No one has ever asked me to prepare pancakes for them. For some reason I've never been in charge of creating the mixture. I've never woken up and thought today I will make pancakes. Thus when it comes to the home pancake experience, I'm what you might call a role player. I eat. I close the meal. I'm there to finish up all the extra pancakes that come off at the end. The ones that no one else can handle. That's what I do. That's my job. And once in awhile...if I happen to find myself in the kitchen late in the meal...maybe I do the last pour or two. But that's it.
Due to my exceptional meal closing abilities, certain columnists have dubbed me the Mariano Rivera of Pancakes. They still love to talk of the time I spilled the pancake mix all over the kitchen counter in Arizona in 2001. No one forgets that night. And of course I also dropped the spatula in Cleveland back in 1997. It happens. Only two mess ups over all that time is still pretty damn impressive.

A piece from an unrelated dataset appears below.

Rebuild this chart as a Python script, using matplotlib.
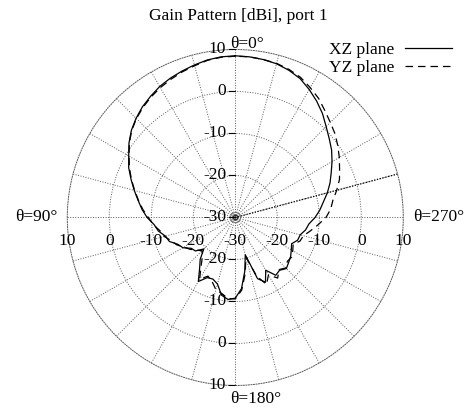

Looking back over my pancake career, I may not have poured the batter too often but I was a crowd favorite in the kitchen. The people would start clapping anytime I got near the ladle. In fact if you listen to old bootlegs of my 20th century pours, it's hard to tell if you're standing in my kitchen, or at Soldier Field in Chicago when William "The Refrigerator" Perry came into the game for one of his novelty goal line carries.
Mostly I was loved. Adored by pancake fans who knew I wasn't afraid to have fun out there. Not the people who started liking pancakes once they became popular. I'm talking about the folks who were there in the beginning. The same folks who will still be there eating their pancakes long after ESPN stops showing them. The people who actually appreciate breakfast and not the fad called breakfast.

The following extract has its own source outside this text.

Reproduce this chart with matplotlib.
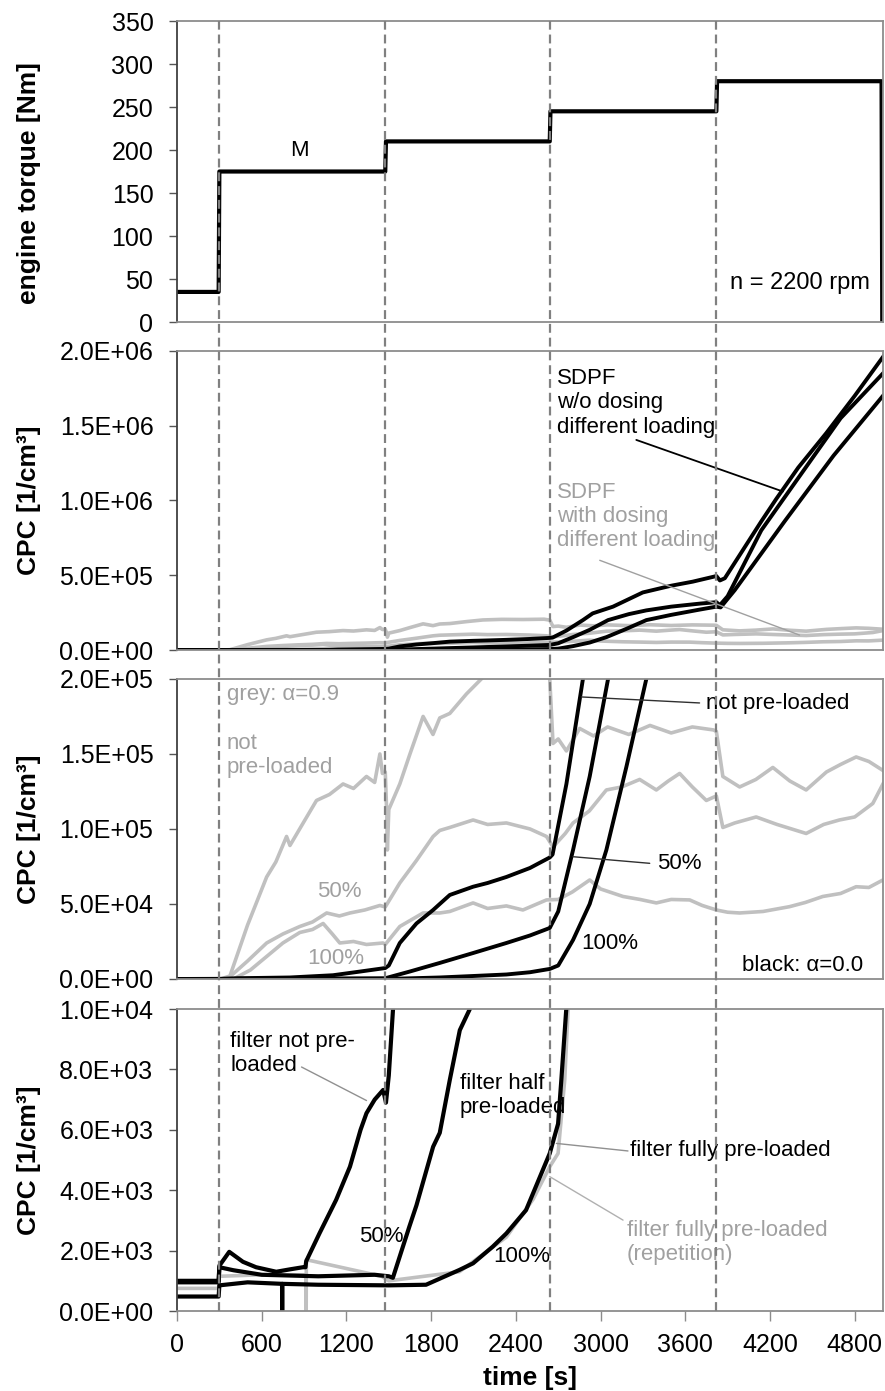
import matplotlib
matplotlib.use("Agg")
import matplotlib.pyplot as plt
from matplotlib.lines import Line2D
from matplotlib.ticker import FuncFormatter, MultipleLocator
from matplotlib.transforms import blended_transform_factory

plt.rcParams['font.family'] = ['Liberation Sans', 'DejaVu Sans']

# ---- data ----
step_times = [295, 1475, 2640, 3820]

torque_t = [0, 295, 300, 1475, 1480, 2640, 2645, 3820, 3825, 4990, 4995]
torque_v = [35, 35, 175, 175, 210, 210, 245, 245, 280, 280, 0]

# CPC black (alpha = 0.0): not pre-loaded / 50 % / 100 %
blk0_t = [0, 300, 430, 800, 1105, 1300, 1475, 1500, 1578, 1696, 1814, 1861, 1932, 2097, 2200, 2333, 2500, 2640, 2660,
          2758, 2875, 2944, 3088, 3299, 3500, 3652, 3800, 3820, 3845, 3880, 4138, 4244, 4400, 4598, 4800, 5000]
blk0_v = [0, 0, 500, 1000, 2500, 5000, 7300, 9000, 24000, 37000, 46000, 50000, 56000, 61500, 64000, 68000, 74000, 81000, 83000,
          130000, 200000, 245000, 290000, 385000, 430000, 457000, 490000, 495000, 465000, 480000, 860000, 1010000, 1220000, 1450000, 1700000, 1960000]
blk50_t = [0, 1475, 1650, 1861, 2097, 2333, 2500, 2640, 2700, 2805, 2923, 3053, 3200, 3324, 3500, 3700, 3820, 3845, 3900,
           4138, 4400, 4700, 5000]
blk50_v = [0, 500, 5000, 10700, 17300, 24000, 29000, 34000, 45000, 86000, 135000, 200000, 240000, 265000, 290000, 310000, 320000, 300000, 360000,
           800000, 1150000, 1550000, 1850000]
blk100_t = [0, 1475, 1861, 2100, 2333, 2500, 2640, 2700, 2805, 2923, 3041, 3183, 3324, 3500, 3700, 3820, 3850, 3950, 4303, 4650, 5000]
blk100_v = [0, 0, 1000, 2000, 3000, 4500, 6700, 9000, 26000, 50000, 86000, 141500, 200000, 235000, 270000, 290000, 285000, 400000, 860000, 1300000, 1700000]

# CPC grey (alpha = 0.9): not pre-loaded / 50 % / 100 %
gry0_t = [0, 310, 375, 500, 635, 700, 776, 800, 900, 988, 1080, 1176, 1250, 1342, 1400, 1437, 1455, 1475, 1485, 1490, 1500,
          1578, 1650, 1743, 1813, 1861, 1932, 2050, 2166, 2300, 2450, 2600, 2640, 2663, 2700, 2758, 2852, 2950, 3050, 3200,
          3350, 3500, 3650, 3800, 3820, 3866, 3985, 4100, 4220, 4340, 4456, 4600, 4700, 4810, 4900, 5000]
gry0_v = [0, 0, 2000, 36000, 68000, 78000, 95000, 89000, 105000, 119000, 123000, 130000, 127000, 135000, 131000, 150000, 137000, 138000, 112000, 86000, 113000,
          130000, 150000, 175000, 163000, 174000, 177000, 190000, 201000, 205000, 204000, 206000, 200000, 157000, 160000, 152000, 167000, 162000, 168000, 163000,
          169000, 164000, 168000, 166000, 165000, 135000, 128000, 133000, 141000, 132000, 126000, 138000, 143000, 148000, 145000, 139000]
gry50_t = [0, 330, 375, 500, 635, 750, 870, 960, 1060, 1150, 1225, 1330, 1437, 1475, 1578, 1696, 1814, 1861, 1932, 2097, 2200,
           2333, 2500, 2617, 2663, 2750, 2805, 2920, 3041, 3150, 3277, 3395, 3480, 3560, 3650, 3749, 3820, 3866, 3950, 4102,
           4250, 4456, 4580, 4692, 4800, 4928, 5000]
gry50_v = [0, 0, 1500, 12000, 24000, 30000, 35000, 38000, 44000, 42000, 44000, 46000, 49000, 48000, 64000, 79000, 95000, 99000, 101000, 106000, 103000,
           104000, 100000, 95000, 88000, 97000, 104000, 112000, 126000, 128000, 133000, 126000, 132000, 137000, 128000, 119000, 122000, 101000, 104000, 108000,
           103000, 97000, 103000, 106000, 108000, 117000, 130000]
gry100_t = [0, 400, 430, 520, 635, 750, 870, 960, 1035, 1100, 1153, 1250, 1342, 1460, 1475, 1578, 1743, 1861, 1932, 2097, 2200,
            2333, 2450, 2617, 2700, 2800, 2923, 3000, 3159, 3280, 3395, 3500, 3631, 3720, 3820, 3900, 3985, 4150, 4338, 4450,
            4574, 4700, 4810, 4900, 5000]
gry100_v = [0, 0, 1500, 6000, 15000, 24000, 31000, 33000, 37000, 30000, 24000, 25000, 23000, 24000, 23000, 35000, 44000, 44000, 45000, 50700, 47000,
            48700, 46000, 52700, 53000, 58000, 66000, 60000, 55000, 53000, 50700, 53000, 52700, 49000, 46000, 44500, 44000, 45000, 48200, 51000,
            55000, 57000, 61500, 61000, 66000]

# CPC low range: filter not / half / fully pre-loaded, fully pre-loaded repetition
f0_t = [0, 295, 300, 370, 467, 560, 703, 800, 892, 910, 915, 1010, 1127, 1225, 1300, 1342, 1400, 1460, 1480, 1500, 1530, 1560]
f0_v = [1000, 1000, 1500, 1960, 1630, 1450, 1300, 1380, 1450, 1450, 1650, 2580, 3680, 4780, 6000, 6550, 7000, 7320, 6900, 7800, 10000, 11000]
f50_t = [0, 295, 300, 400, 600, 1000, 1400, 1500, 1529, 1646, 1696, 1814, 1861, 1932, 2003, 2074, 2100]
f50_v = [950, 950, 1450, 1350, 1200, 1150, 1200, 1150, 1100, 2800, 3500, 5440, 5900, 7650, 9300, 10000, 11000]
f100_t = [0, 295, 300, 500, 744, 745, 746, 1000, 1500, 1764, 2000, 2097, 2236, 2333, 2472, 2522, 2640, 2699, 2722, 2757, 2770]
f100_v = [480, 480, 850, 950, 900, 0, 900, 870, 850, 870, 1360, 1580, 2130, 2570, 3340, 3900, 5220, 6200, 7650, 10000, 11000]
f100r_t = [0, 295, 300, 600, 914, 915, 916, 1450, 1500, 2000, 2333, 2522, 2640, 2699, 2746, 2770, 2780]
f100r_v = [750, 750, 1150, 1200, 1200, 0, 1700, 1150, 1000, 1300, 2450, 3700, 4780, 5220, 7650, 10000, 11000]

BLACK = '#000000'
GREY = '#c0c0c0'
GREY_TXT = '#a0a0a0'
SPINE = '#8c8c8c'
TXT = 16
LS = 1.2

fig = plt.figure(figsize=(8.85, 13.91), dpi=100)
left, width = 0.2, 0.7977
pos = [(0.7685, 0.2164), (0.5327, 0.2150), (0.2962, 0.2157), (0.0575, 0.2171)]
axes = [fig.add_axes([left, b, width, h]) for b, h in pos]
ax1, ax2, ax3, ax4 = axes


def sci(v, _):
    return f"{v:.1E}"


def integer(v, _):
    return f"{v:.0f}"


def style(ax, ymax, ystep, fmt, label):
    ax.set_xlim(0, 5000)
    ax.set_ylim(0, ymax)
    ax.yaxis.set_major_locator(MultipleLocator(ystep))
    ax.yaxis.set_major_formatter(FuncFormatter(fmt))
    ax.xaxis.set_major_locator(MultipleLocator(600))
    ax.tick_params(axis='y', direction='out', length=6, width=1, color='#555555', labelsize=18, pad=11)
    ax.tick_params(axis='x', bottom=False, labelbottom=False)
    for s in ['top', 'right', 'bottom']:
        ax.spines[s].set_color(SPINE)
        ax.spines[s].set_linewidth(1.3)
    ax.spines['left'].set_color('#404040')
    ax.spines['left'].set_linewidth(1.3)
    ax.set_ylabel(label, fontsize=19, fontweight='bold')
    ax.yaxis.set_label_coords(-0.193, 0.5)


style(ax1, 350, 50, integer, 'engine torque [Nm]')
style(ax2, 2.0e6, 5.0e5, sci, 'CPC [1/cm³]')
style(ax3, 2.0e5, 5.0e4, sci, 'CPC [1/cm³]')
style(ax4, 1.0e4, 2.0e3, sci, 'CPC [1/cm³]')
ax1.yaxis.set_label_coords(-0.193, 0.46)
ax4.tick_params(axis='x', bottom=True, labelbottom=True, direction='out', length=7, width=1,
                color=SPINE, labelsize=18, pad=9)
ax4.set_xlabel('time [s]', fontsize=19, fontweight='bold', labelpad=6)

# panel 1: torque
ax1.plot(torque_t, torque_v, color=BLACK, lw=3.0)
ax1.text(870, 200, 'M', fontsize=TXT, ha='center', va='center')
ax1.text(4910, 45, 'n = 2200 rpm', fontsize=17, ha='right', va='center')

# panels 2 and 3: same measurements, two y ranges
for ax in (ax2, ax3):
    for t, v in [(gry0_t, gry0_v), (gry50_t, gry50_v), (gry100_t, gry100_v)]:
        ax.plot(t, v, color=GREY, lw=2.6)
    for t, v in [(blk0_t, blk0_v), (blk50_t, blk50_v), (blk100_t, blk100_v)]:
        ax.plot(t, v, color=BLACK, lw=2.8)


def leader(ax, start, end, color, lw=1.0):
    ax.annotate('', xy=end, xytext=start,
                arrowprops=dict(arrowstyle='-', color=color, lw=lw, shrinkA=0, shrinkB=0))


ax2.text(2690, 1.652e6, 'SDPF\nw/o dosing\ndifferent loading', fontsize=TXT, ha='left', va='center',
         linespacing=LS, color=BLACK)
ax2.text(2690, 0.892e6, 'SDPF\nwith dosing\ndifferent loading', fontsize=TXT, ha='left', va='center',
         linespacing=LS, color=GREY_TXT)
leader(ax2, (3253, 1.405e6), (4291, 1.06e6), BLACK, 1.3)
leader(ax2, (2994, 6.0e5), (4409, 1.0e5), GREY_TXT, 1.0)

ax3.text(354, 1.893e5, 'grey: α=0.9', fontsize=TXT, ha='left', va='center', color=GREY_TXT)
ax3.text(354, 1.489e5, 'not\npre-loaded', fontsize=TXT, ha='left', va='center', color=GREY_TXT,
         linespacing=LS)
ax3.text(1147, 5.82e4, '50%', fontsize=TXT, ha='center', va='center', color=GREY_TXT)
ax3.text(1127, 1.38e4, '100%', fontsize=TXT, ha='center', va='center', color=GREY_TXT)
ax3.text(3748, 1.838e5, 'not pre-loaded', fontsize=TXT, ha='left', va='center')
ax3.text(3397, 7.71e4, '50%', fontsize=TXT, ha='left', va='center')
ax3.text(2866, 2.38e4, '100%', fontsize=TXT, ha='left', va='center')
ax3.text(4859, 9.3e3, 'black: α=0.0', fontsize=TXT, ha='right', va='center')
leader(ax3, (2864, 1.88e5), (3701, 1.84e5), '#303030', 1.0)
leader(ax3, (2805, 8.15e4), (3348, 7.71e4), '#303030', 1.0)

# panel 4: low range
ax4.plot(f100r_t, f100r_v, color=GREY, lw=2.6)
for t, v in [(f0_t, f0_v), (f50_t, f50_v), (f100_t, f100_v)]:
    ax4.plot(t, v, color=BLACK, lw=3.0)
ax4.text(377, 8517, 'filter not pre-\nloaded', fontsize=TXT, ha='left', va='center', linespacing=LS)
ax4.text(1446, 2460, '50%', fontsize=TXT, ha='center', va='center')
ax4.text(2004, 7126, 'filter half\npre-loaded', fontsize=TXT, ha='left', va='center', linespacing=LS)
ax4.text(3208, 5331, 'filter fully pre-loaded', fontsize=TXT, ha='left', va='center')
ax4.text(3185, 2268, 'filter fully pre-loaded\n(repetition)', fontsize=TXT, ha='left', va='center',
         color=GREY_TXT, linespacing=LS)
ax4.text(2442, 1798, '100%', fontsize=TXT, ha='center', va='center')
leader(ax4, (882, 8080), (1342, 6970), '#909090', 1.0)
leader(ax4, (2687, 5550), (3194, 5300), '#909090', 1.0)
leader(ax4, (2640, 4450), (3159, 3010), '#b0b0b0', 1.0)

# load-step markers through all panels
trans = blended_transform_factory(ax4.transData, fig.transFigure)
y_bot = pos[3][0]
y_top = pos[0][0] + pos[0][1]
for ts in step_times:
    fig.add_artist(Line2D([ts, ts], [y_bot, y_top], transform=trans, color='#808080',
                          lw=1.6, dashes=(4, 2.2), zorder=3))

fig.savefig('out.png', dpi=100)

Sometimes, if there were children around, I would try to pour an "R" in the pan to make them jealous that I could have a pancake in the shape of my first initial. This move can become rather dangerous if there is no additional pancake mix left for the young person to then make their own initial with. I learned this lesson the hard way.

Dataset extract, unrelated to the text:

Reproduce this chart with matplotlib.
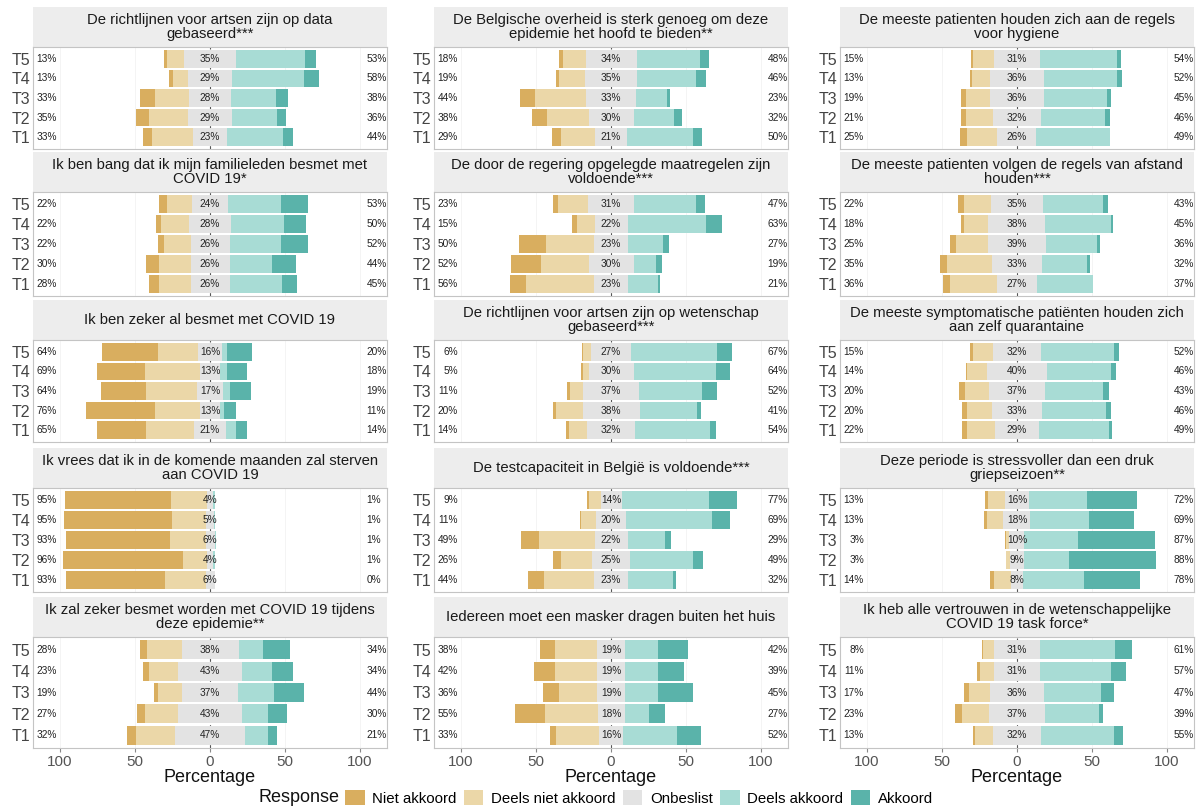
import matplotlib
matplotlib.use("Agg")
import matplotlib.pyplot as plt
from matplotlib.patches import Patch

plt.rcParams['font.family'] = ['Liberation Sans', 'DejaVu Sans']

# Survey waves (bottom to top) and response levels
waves = ["T1", "T2", "T3", "T4", "T5"]
levels = ["Niet akkoord", "Deels niet akkoord", "Onbeslist", "Deels akkoord", "Akkoord"]
level_colors = ["#D9AE5F", "#EBD7A8", "#E3E3E3", "#A8DCD5", "#5AB3AA"]

# Percentages per wave (rows T1..T5), columns follow `levels`
richtlijnen_data = [[6, 27, 23, 37, 7], [9, 26, 29, 30, 6], [10, 23, 28, 30, 8],
                    [3, 10, 29, 48, 10], [2, 11, 35, 46, 7]]
overheid_sterk = [[6, 23, 21, 44, 6], [10, 28, 30, 27, 5], [10, 34, 33, 21, 2],
                  [2, 17, 35, 39, 7], [3, 15, 34, 42, 6]]
regels_hygiene = [[5, 20, 26, 49, 0], [3, 18, 32, 43, 3], [3, 16, 36, 42, 3],
                  [1, 12, 36, 49, 3], [1, 14, 31, 51, 3]]
bang_familie = [[7, 21, 26, 35, 10], [9, 21, 26, 28, 16], [4, 18, 26, 34, 18],
                [3, 19, 28, 35, 15], [5, 17, 24, 35, 18]]
maatregelen_voldoende = [[11, 45, 23, 20, 1], [20, 32, 30, 15, 4], [18, 32, 23, 23, 4],
                         [3, 12, 22, 52, 11], [3, 20, 31, 41, 6]]
regels_afstand = [[5, 31, 27, 37, 0], [5, 30, 33, 30, 2], [4, 21, 39, 34, 2],
                  [2, 16, 38, 44, 1], [4, 18, 35, 40, 3]]
al_besmet = [[33, 32, 21, 7, 7], [46, 30, 13, 3, 8], [30, 34, 17, 5, 14],
             [32, 37, 13, 5, 13], [37, 27, 16, 3, 17]]
richtlijnen_wetenschap = [[2, 12, 32, 50, 4], [2, 18, 38, 38, 3], [2, 9, 37, 42, 10],
                          [1, 4, 30, 55, 9], [1, 5, 27, 57, 10]]
zelf_quarantaine = [[3, 19, 29, 47, 2], [3, 17, 33, 43, 3], [4, 16, 37, 39, 4],
                    [1, 13, 40, 43, 3], [2, 13, 32, 49, 3]]
vrees_sterven = [[66, 27, 6, 0, 0], [80, 16, 4, 1, 0], [69, 24, 6, 1, 0],
                 [72, 23, 5, 1, 0], [71, 24, 4, 1, 0]]
testcapaciteit = [[11, 33, 23, 30, 2], [5, 21, 25, 42, 7], [12, 37, 22, 25, 4],
                  [1, 10, 20, 57, 12], [1, 8, 14, 58, 19]]
stressvoller = [[3, 11, 8, 41, 37], [0, 3, 9, 30, 58], [1, 2, 10, 36, 51],
                [2, 11, 18, 39, 30], [2, 11, 16, 39, 33]]
zeker_besmet_worden = [[6, 26, 47, 15, 6], [5, 22, 43, 17, 13], [3, 16, 37, 24, 20],
                       [4, 19, 43, 20, 14], [5, 23, 38, 16, 18]]
masker_dragen = [[4, 29, 16, 36, 16], [20, 35, 18, 16, 11], [11, 25, 19, 22, 23],
                 [14, 28, 19, 22, 17], [10, 28, 19, 22, 20]]
vertrouwen_taskforce = [[1, 12, 32, 49, 6], [5, 18, 37, 36, 3], [3, 14, 36, 38, 9],
                        [2, 9, 31, 47, 10], [1, 7, 31, 50, 11]]

panel_titles = [
    "De richtlijnen voor artsen zijn op data\ngebaseerd***",
    "De Belgische overheid is sterk genoeg om deze\nepidemie het hoofd te bieden**",
    "De meeste patienten houden zich aan de regels\nvoor hygiene",
    "Ik ben bang dat ik mijn familieleden besmet met\nCOVID 19*",
    "De door de regering opgelegde maatregelen zijn\nvoldoende***",
    "De meeste patienten volgen de regels van afstand\nhouden***",
    "Ik ben zeker al besmet met COVID 19",
    "De richtlijnen voor artsen zijn op wetenschap\ngebaseerd***",
    "De meeste symptomatische patiënten houden zich\naan zelf quarantaine",
    "Ik vrees dat ik in de komende maanden zal sterven\naan COVID 19",
    "De testcapaciteit in België is voldoende***",
    "Deze periode is stressvoller dan een druk\ngriepseizoen**",
    "Ik zal zeker besmet worden met COVID 19 tijdens\ndeze epidemie**",
    "Iedereen moet een masker dragen buiten het huis",
    "Ik heb alle vertrouwen in de wetenschappelijke\nCOVID 19 task force*",
]
panel_data = [richtlijnen_data, overheid_sterk, regels_hygiene,
              bang_familie, maatregelen_voldoende, regels_afstand,
              al_besmet, richtlijnen_wetenschap, zelf_quarantaine,
              vrees_sterven, testcapaciteit, stressvoller,
              zeker_besmet_worden, masker_dragen, vertrouwen_taskforce]

x_ticks = [-100, -50, 0, 50, 100]
x_ticklabels = ["100", "50", "0", "50", "100"]

W, H = 1200, 807
fig = plt.figure(figsize=(W / 100, H / 100), dpi=100)

col_left = [33, 434, 840]
col_width = 354
strip_top = [7, 152, 300, 448, 597]
strip_h = 40
panel_h = [102, 104, 102, 104, 111]


def fig_box(x, y_top, w, h):
    return [x / W, 1 - (y_top + h) / H, w / W, h / H]


for idx, (title, rows) in enumerate(zip(panel_titles, panel_data)):
    r, c = divmod(idx, 3)
    x0 = col_left[c]

    # facet strip
    sax = fig.add_axes(fig_box(x0, strip_top[r], col_width, strip_h))
    sax.set_facecolor("#EDEDED")
    sax.set_xticks([])
    sax.set_yticks([])
    for s in sax.spines.values():
        s.set_visible(False)
    sax.text(0.5, 0.5, title, ha="center", va="center", fontsize=10.7,
             color="#1A1A1A", linespacing=1.05, transform=sax.transAxes)

    # diverging bars
    ax = fig.add_axes(fig_box(x0, strip_top[r] + strip_h, col_width, panel_h[r]))
    ypos = list(range(1, len(waves) + 1))
    for gx in (-100, -50, 50, 100):
        ax.axvline(gx, color="#F2F2F2", lw=0.6, zorder=0)
    ax.axvline(0, color="#555555", lw=0.8, ls=(0, (3, 3)), zorder=0.5)
    for y, vals in zip(ypos, rows):
        na, dna, neu, da, a = vals
        left = -(na + dna) - neu / 2
        for v, col in zip(vals, level_colors):
            if v > 0:
                ax.barh(y, v, left=left, height=0.9, color=col, edgecolor="none", zorder=2)
            left += v
        ax.text(-102, y, f"{na + dna}%", ha="right", va="center", fontsize=7.3,
                color="#222222", zorder=3)
        ax.text(0, y, f"{neu}%", ha="center", va="center", fontsize=7.3,
                color="#222222", zorder=3)
        ax.text(104.5, y, f"{da + a}%", ha="left", va="center", fontsize=7.3,
                color="#222222", zorder=3)
    ax.set_xlim(-118, 118)
    ax.set_ylim(0.4, 5.6)
    ax.set_yticks(ypos)
    ax.set_yticklabels(waves, fontsize=11.5, color="#444444")
    ax.tick_params(axis="y", length=0, pad=2)
    ax.set_xticks(x_ticks)
    for s in ax.spines.values():
        s.set_color("#C4C4C4")
        s.set_linewidth(0.8)
    if r == 4:
        ax.set_xticklabels(x_ticklabels, fontsize=11, color="#555555")
        ax.tick_params(axis="x", length=3, color="#888888", pad=2)
        ax.set_xlabel("Percentage", fontsize=13, color="#111111", labelpad=0)
    else:
        ax.tick_params(axis="x", length=0, labelbottom=False)

# legend along the bottom
fig.text(258 / W, 1 - 798 / H, "Response", fontsize=13, va="center", ha="left",
         color="#111111")
handles = [Patch(facecolor=cl, edgecolor="none") for cl in level_colors]
fig.legend(handles, levels, ncol=5, loc="center left",
           bbox_to_anchor=(345 / W, 1 - 798 / H), frameon=False, fontsize=10.8,
           handlelength=1.3, handleheight=1.1, handletextpad=0.5,
           columnspacing=0.5, borderaxespad=0, borderpad=0)

fig.savefig("out.png", dpi=100)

Those of you who've had the pleasure of watching me cook before, you guys probably know to stand back at a safe distance. Everyone else however needs to be real careful. Sometimes food ends up in places it shouldn't and people get hurt in the process. It's one of the reasons I have you sign that waiver on the way in.
My wife is well aware of my cooking history. I'm messy. There are spills and occasional burns. So when I announced yesterday that I was going to make pancakes, you can imagine how surprised I was to immediately receive clearance from her to create the mixture.
She said okay? Did she hear me correctly? I said I was going to make pancakes.
My wife's only request was that I come and get her before I poured. Now sure I could have argued with her that pouring was the only aspect of pancake making that I might be qualified to do. But why ruin a good thing?
Meanwhile look who's getting full control over making the mix?
According to the box the recipe was simple. All I needed was:
2 cups pancake mix
1 cup milk
2 eggs
2 tablespoons oil
So like Joba Chamberlain becoming a starting pitcher, I began to make pancakes.
As a math guy I was all over the the liquid to solid cups things. They want 2 cups mix and 1 cup milk? No problem. The fact that I used different devices to measure each of these cups should calm everyone down.
The 2 eggs part was also pretty straight forward. I raised preflop and everyone folded.
The hand that got me in trouble was the 2 tablespoons of oil. I wasn't thinking and grabbed the extra virgin olive oil instead of using vegetable oil.
What? You want me to think too?
In my defense I've never made pancake mixture before. And all it said was oil.
(If that line of thinking doesn't convince people then I'm just gonna have my lawyer go on and on about how "the oven mitt don't fit." Mitt also happens to rhyme better with acquit than does glove. Talk about a lucky break.)
So that's the bad news. The olive oil did make the pancakes taste funny.
However the good news is that substituting olive oil for vegetable oil only matters if you care about how your pancakes taste.
I sure didn't get much help eating this specific batch of pancakes from my wife. As I sat there chewing endlessly I pictured Marv Albert chiming in with how "we're watching extended Gar-bage Time" in that Marv Albert way where he turns "Garrrrr-Baaggggge" into a French word.
So what did we learn here?
Well I definitely misplayed the recipe.
Olive oil instead of vegetable oil?
Embarrassing. I should know better. It's the kind of donkey mistake that results in getting flamed all over the message boards. The pancake blogger community can be tough like that.